With the ACORN conspiracy about to seize control of the government and force plumbers to make loans to uncreditworthy black people before spreading the wealth around to terrorists, I thought I might see what I could learn from National Review. Well, Stanley Kurtz observes that in the mid-nineties, Barack Obama’s State Senate campaign was endorsed by the New Party. The idea of the New Party was to serve as a pragmatic alternative to Naderism — it would cross-endorse progressive Democrats in select races and maybe now and again try to beat a conservative Democrat. Kurtz explains. Very little ever came of it because ballot access laws in the United States are generally hostile to this strategy, but New York State features a fusion-friendly election law and three fusion-oriented parties. There’s the Conservative Party on the right, the Liberal Party in the center, and the Working Families Party on the left with the WFP being the main institutional legacy of the New Party. Anyway, Kurtz says:
To get a sense of where the New Party stood politically, consider some of its early supporters: Barbara Dudley of Greenpeace; Steve Cobble, political director of Jesse Jackson’s Rainbow Coaltion; prominent academics like Frances Fox Piven, coauthor of the “Cloward-Piven strategy” and a leader of the drive for the “motor-voter” legislation Obama later defended in court on behalf of ACORN; economist Juliet Schor; black historian Manning Marable; historian Howard Zinn; linguist Noam Chomsky; Todd Gitlin; and writers like Gloria Steinem and Barbara Ehrenreich. Socialist? Readers can draw their own conclusions. At one point, Sifry does describe the party’s goals as “social democratic.” In any case, the New Party clearly stands substantially to the left of the mainstream Democratic party.

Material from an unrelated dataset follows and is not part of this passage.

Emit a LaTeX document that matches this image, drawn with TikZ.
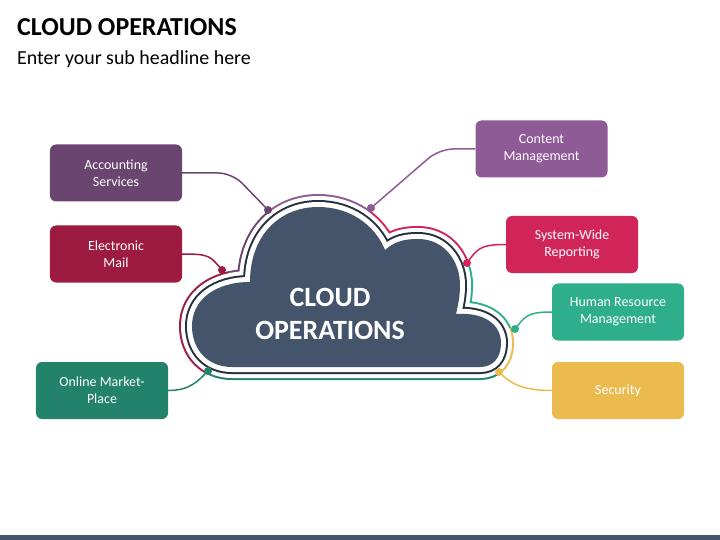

This reminds me of my own extensive ties to radicalism. For one thing, when I was registered to vote in New York, I voted Hillary Clinton for Senate in 2000 on the Working Families Party line. Also I once went to hear a Howard Zinn talk, after which I asked a moderately hostile question and he gave a non-responsive answer. But I have read the People’s History of the United States. For that matter, I was assigned Nickle and Dimed in college and though I never took a class with Juliet Schor, I’m pretty sure I met her at one point through the Progressive Student Labor Movement. And I have extensive ties to Todd Gitlin. Beyond TPM Cafe we both traveled to the Netherlands about a year ago as guests of the Wiardi Beckman Stiftung which is affiliated with the Dutch Labor Party which is a member of the Socialist International (making things even more confusing, shortly after this we both found ourselves at a Liberty Fund even in Arizona).
Long story short — there are radicals everywhere!